Kate challis excelsa hooper

 

tell the story

Create your own tribute to a woman you admire.  Use the sound file you have discovered and create your own re-enactment on film. Edit together to create your own Hot Words and Bold Retorts in the style of the one and only Gaylene Preston.

 
 

Conduct a close reading of your sound file

Select a portion of the sound file that isn't too long.  Observe the length of each sound byte that Gaylene Preston used for her film Hot Words and Bold Retorts and find phrases within your sound recording that are of a similar length.  Create a script for yourself. Check the script multiple times and mark it with symbols to remind you to add a mannerism or change the shape of your mouth to achieve a more effective lip sync.

 

Practice mimicking the movements and intonation required to become your character

To make your performance convincing you'll need to experiment with movements, intonation and body language.  Think - does the woman speaking in your sound file have any quirks to the way she says her words?  Any strange mannerisms in her speech? Does she have a different accent?  How does she pronounce her vowels? Put on earphones and look in the mirror.  Lip sync the words you hear to the mirror - accomodate as many quirks of speech and facial movements as you can while staying "believable".  It's harder than it looks.

 

Perform your piece for the camera.  Record and share.

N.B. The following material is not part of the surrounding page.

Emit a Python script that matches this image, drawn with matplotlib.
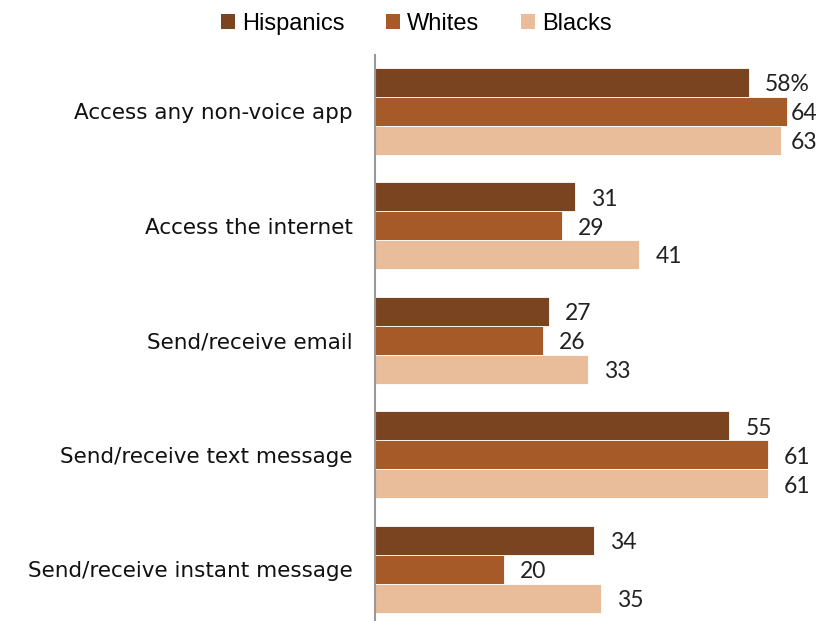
import numpy as np
import matplotlib.pyplot as plt
from matplotlib.patches import Patch

# DATOS
categorias = ["Access any non-voice app", "Access the internet", "Send/receive email",
              "Send/receive text message", "Send/receive instant message"]
series = ["Hispanics", "Whites", "Blacks"]
hispanics = [58, 31, 27, 55, 34]
whites = [64, 29, 26, 61, 20]
blacks = [63, 41, 33, 61, 35]
colores = ["#7B4420", "#A55A27", "#E9BC9A"]

valores = [hispanics, whites, blacks]

fig = plt.figure(figsize=(8.26, 6.21), dpi=100)
ax = fig.add_axes([375 / 826, 0, 451 / 826, 1 - 55 / 621])

y = np.arange(len(categorias))
h = 0.253
for j, (vals, col) in enumerate(zip(valores, colores)):
    pos = y + (j - 1) * h
    ax.barh(pos, vals, height=h, color=col, edgecolor="white", linewidth=0.6)
    for i, (p, v) in enumerate(zip(pos, vals)):
        txt = f"{v}%" if (i == 0 and j == 0) else f"{v}"
        # las etiquetas cerca del borde se pegan a la barra
        ax.text(min(v + 2.5, 64.5), p + 0.02, txt, va="center", ha="left", fontsize=16.5,
                family="Lato", color="#222222")

ax.set_xlim(0, 70)
ax.set_ylim(4.45, -0.49)
ax.set_yticks(y)
ax.set_yticklabels(categorias, fontsize=15.5, family="DejaVu Sans", color="#111111")
ax.tick_params(axis="y", length=0, pad=16)
ax.set_xticks([])
for s in ["top", "right", "bottom"]:
    ax.spines[s].set_visible(False)
ax.spines["left"].set_color("#999999")
ax.spines["left"].set_linewidth(1.5)

handles = [Patch(facecolor=c, label=s) for s, c in zip(series, colores)]
fig.legend(handles=handles, loc="center", bbox_to_anchor=(416 / 826, 1 - 24 / 621),
           ncol=3, frameon=False, handlelength=0.6, handleheight=0.6,
           handletextpad=0.3, columnspacing=1.75, prop={"family": "Liberation Sans", "size": 17})

plt.savefig("out.png", dpi=100)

Gaylene Preston said of her film "I didn't cast people who looked like the original women, as it clearly isn't them. It's us. We embody those voices. I'm not recreating them, I am contemporising them. I'm being quite outrageous in a historical sense." You need to do the same with your performance.  You don't need to look anything like the woman whose voice you are bringing to life. In fact the less you look like her the better.  Focus achieving the closest lip-sync you can.